BEGIN GIVEN DATA
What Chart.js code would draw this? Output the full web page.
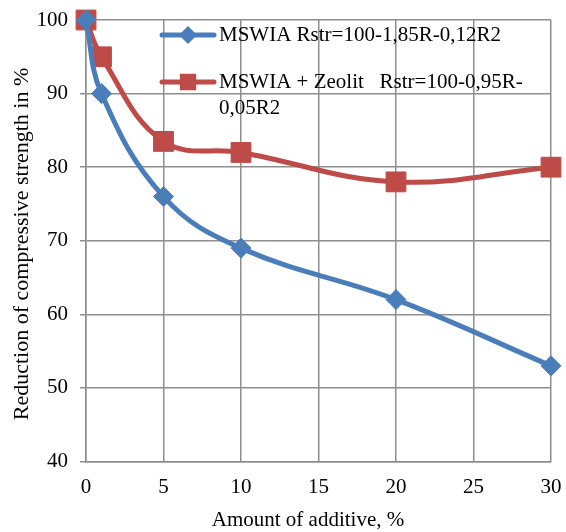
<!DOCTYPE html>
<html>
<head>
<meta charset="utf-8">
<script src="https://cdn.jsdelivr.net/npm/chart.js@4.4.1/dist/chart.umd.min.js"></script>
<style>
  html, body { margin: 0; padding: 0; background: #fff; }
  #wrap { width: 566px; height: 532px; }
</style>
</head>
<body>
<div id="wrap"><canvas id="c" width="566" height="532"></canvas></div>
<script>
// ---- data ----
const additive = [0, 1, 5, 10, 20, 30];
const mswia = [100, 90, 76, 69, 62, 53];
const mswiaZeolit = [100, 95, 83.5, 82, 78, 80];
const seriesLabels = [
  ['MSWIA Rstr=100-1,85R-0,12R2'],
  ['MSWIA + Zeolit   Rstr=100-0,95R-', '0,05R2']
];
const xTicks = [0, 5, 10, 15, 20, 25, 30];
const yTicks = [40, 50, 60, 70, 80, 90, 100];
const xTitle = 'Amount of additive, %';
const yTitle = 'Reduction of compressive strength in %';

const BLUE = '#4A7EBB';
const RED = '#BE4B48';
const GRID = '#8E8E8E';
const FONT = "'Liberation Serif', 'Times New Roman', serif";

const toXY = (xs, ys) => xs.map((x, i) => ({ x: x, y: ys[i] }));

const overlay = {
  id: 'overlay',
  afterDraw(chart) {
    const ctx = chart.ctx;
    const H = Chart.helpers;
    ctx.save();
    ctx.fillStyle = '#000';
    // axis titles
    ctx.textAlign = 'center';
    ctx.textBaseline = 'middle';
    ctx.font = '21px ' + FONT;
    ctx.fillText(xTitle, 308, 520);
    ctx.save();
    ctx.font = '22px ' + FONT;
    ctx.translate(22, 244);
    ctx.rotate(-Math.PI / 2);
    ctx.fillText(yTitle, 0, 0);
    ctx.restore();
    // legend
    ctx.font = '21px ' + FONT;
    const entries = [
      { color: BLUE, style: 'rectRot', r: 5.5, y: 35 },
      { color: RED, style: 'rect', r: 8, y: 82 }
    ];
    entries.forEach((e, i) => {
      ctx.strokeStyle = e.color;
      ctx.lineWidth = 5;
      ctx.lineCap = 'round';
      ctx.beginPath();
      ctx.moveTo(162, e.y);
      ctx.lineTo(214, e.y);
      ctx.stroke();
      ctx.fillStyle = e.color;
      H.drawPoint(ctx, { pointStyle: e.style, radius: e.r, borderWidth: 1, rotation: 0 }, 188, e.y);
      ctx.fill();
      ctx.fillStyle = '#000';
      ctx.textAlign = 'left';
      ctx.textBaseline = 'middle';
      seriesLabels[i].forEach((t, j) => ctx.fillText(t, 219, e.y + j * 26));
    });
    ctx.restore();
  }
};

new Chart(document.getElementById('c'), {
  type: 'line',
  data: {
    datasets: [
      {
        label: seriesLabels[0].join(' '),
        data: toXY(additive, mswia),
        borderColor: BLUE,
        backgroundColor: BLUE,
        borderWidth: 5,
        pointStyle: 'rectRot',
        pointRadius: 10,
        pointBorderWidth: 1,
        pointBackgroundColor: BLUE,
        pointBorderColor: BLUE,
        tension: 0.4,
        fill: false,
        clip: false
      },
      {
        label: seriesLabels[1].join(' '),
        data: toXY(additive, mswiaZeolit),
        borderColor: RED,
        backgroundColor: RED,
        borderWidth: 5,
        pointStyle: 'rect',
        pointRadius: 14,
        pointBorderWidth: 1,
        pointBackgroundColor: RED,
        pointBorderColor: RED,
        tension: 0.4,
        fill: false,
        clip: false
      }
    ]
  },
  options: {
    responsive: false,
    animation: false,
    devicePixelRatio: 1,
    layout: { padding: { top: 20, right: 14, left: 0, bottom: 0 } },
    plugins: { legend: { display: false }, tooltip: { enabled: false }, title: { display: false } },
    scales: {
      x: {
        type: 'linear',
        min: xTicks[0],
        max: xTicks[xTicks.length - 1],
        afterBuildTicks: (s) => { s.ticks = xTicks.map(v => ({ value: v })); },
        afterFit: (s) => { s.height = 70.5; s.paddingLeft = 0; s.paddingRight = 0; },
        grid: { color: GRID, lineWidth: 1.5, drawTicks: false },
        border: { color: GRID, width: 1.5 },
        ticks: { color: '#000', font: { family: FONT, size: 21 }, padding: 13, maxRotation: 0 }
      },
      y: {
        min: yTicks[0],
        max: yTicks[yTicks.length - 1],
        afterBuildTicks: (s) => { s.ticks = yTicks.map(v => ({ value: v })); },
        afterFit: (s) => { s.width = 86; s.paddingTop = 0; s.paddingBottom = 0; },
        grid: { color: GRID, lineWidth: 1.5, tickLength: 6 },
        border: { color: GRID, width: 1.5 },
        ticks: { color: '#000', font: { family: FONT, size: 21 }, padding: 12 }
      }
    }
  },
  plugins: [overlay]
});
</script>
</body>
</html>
END GIVEN DATA
• WRITTEN TASK:
Make an exact copy of all the material, but keep the pictures out of it.

• TASK SOLUTION:
What Chart.js code would draw this? Output the full web page.
<!DOCTYPE html>
<html>
<head>
<meta charset="utf-8">
<script src="https://cdn.jsdelivr.net/npm/chart.js@4.4.1/dist/chart.umd.min.js"></script>
<style>
  html, body { margin: 0; padding: 0; background: #fff; }
  #wrap { width: 566px; height: 532px; }
</style>
</head>
<body>
<div id="wrap"><canvas id="c" width="566" height="532"></canvas></div>
<script>
// ---- data ----
const additive = [0, 1, 5, 10, 20, 30];
const mswia = [100, 90, 76, 69, 62, 53];
const mswiaZeolit = [100, 95, 83.5, 82, 78, 80];
const seriesLabels = [
  ['MSWIA Rstr=100-1,85R-0,12R2'],
  ['MSWIA + Zeolit   Rstr=100-0,95R-', '0,05R2']
];
const xTicks = [0, 5, 10, 15, 20, 25, 30];
const yTicks = [40, 50, 60, 70, 80, 90, 100];
const xTitle = 'Amount of additive, %';
const yTitle = 'Reduction of compressive strength in %';

const BLUE = '#4A7EBB';
const RED = '#BE4B48';
const GRID = '#8E8E8E';
const FONT = "'Liberation Serif', 'Times New Roman', serif";

const toXY = (xs, ys) => xs.map((x, i) => ({ x: x, y: ys[i] }));

const overlay = {
  id: 'overlay',
  afterDraw(chart) {
    const ctx = chart.ctx;
    const H = Chart.helpers;
    ctx.save();
    ctx.fillStyle = '#000';
    // axis titles
    ctx.textAlign = 'center';
    ctx.textBaseline = 'middle';
    ctx.font = '21px ' + FONT;
    ctx.fillText(xTitle, 308, 520);
    ctx.save();
    ctx.font = '22px ' + FONT;
    ctx.translate(22, 244);
    ctx.rotate(-Math.PI / 2);
    ctx.fillText(yTitle, 0, 0);
    ctx.restore();
    // legend
    ctx.font = '21px ' + FONT;
    const entries = [
      { color: BLUE, style: 'rectRot', r: 5.5, y: 35 },
      { color: RED, style: 'rect', r: 8, y: 82 }
    ];
    entries.forEach((e, i) => {
      ctx.strokeStyle = e.color;
      ctx.lineWidth = 5;
      ctx.lineCap = 'round';
      ctx.beginPath();
      ctx.moveTo(162, e.y);
      ctx.lineTo(214, e.y);
      ctx.stroke();
      ctx.fillStyle = e.color;
      H.drawPoint(ctx, { pointStyle: e.style, radius: e.r, borderWidth: 1, rotation: 0 }, 188, e.y);
      ctx.fill();
      ctx.fillStyle = '#000';
      ctx.textAlign = 'left';
      ctx.textBaseline = 'middle';
      seriesLabels[i].forEach((t, j) => ctx.fillText(t, 219, e.y + j * 26));
    });
    ctx.restore();
  }
};

new Chart(document.getElementById('c'), {
  type: 'line',
  data: {
    datasets: [
      {
        label: seriesLabels[0].join(' '),
        data: toXY(additive, mswia),
        borderColor: BLUE,
        backgroundColor: BLUE,
        borderWidth: 5,
        pointStyle: 'rectRot',
        pointRadius: 10,
        pointBorderWidth: 1,
        pointBackgroundColor: BLUE,
        pointBorderColor: BLUE,
        tension: 0.4,
        fill: false,
        clip: false
      },
      {
        label: seriesLabels[1].join(' '),
        data: toXY(additive, mswiaZeolit),
        borderColor: RED,
        backgroundColor: RED,
        borderWidth: 5,
        pointStyle: 'rect',
        pointRadius: 14,
        pointBorderWidth: 1,
        pointBackgroundColor: RED,
        pointBorderColor: RED,
        tension: 0.4,
        fill: false,
        clip: false
      }
    ]
  },
  options: {
    responsive: false,
    animation: false,
    devicePixelRatio: 1,
    layout: { padding: { top: 20, right: 14, left: 0, bottom: 0 } },
    plugins: { legend: { display: false }, tooltip: { enabled: false }, title: { display: false } },
    scales: {
      x: {
        type: 'linear',
        min: xTicks[0],
        max: xTicks[xTicks.length - 1],
        afterBuildTicks: (s) => { s.ticks = xTicks.map(v => ({ value: v })); },
        afterFit: (s) => { s.height = 70.5; s.paddingLeft = 0; s.paddingRight = 0; },
        grid: { color: GRID, lineWidth: 1.5, drawTicks: false },
        border: { color: GRID, width: 1.5 },
        ticks: { color: '#000', font: { family: FONT, size: 21 }, padding: 13, maxRotation: 0 }
      },
      y: {
        min: yTicks[0],
        max: yTicks[yTicks.length - 1],
        afterBuildTicks: (s) => { s.ticks = yTicks.map(v => ({ value: v })); },
        afterFit: (s) => { s.width = 86; s.paddingTop = 0; s.paddingBottom = 0; },
        grid: { color: GRID, lineWidth: 1.5, tickLength: 6 },
        border: { color: GRID, width: 1.5 },
        ticks: { color: '#000', font: { family: FONT, size: 21 }, padding: 12 }
      }
    }
  },
  plugins: [overlay]
});
</script>
</body>
</html>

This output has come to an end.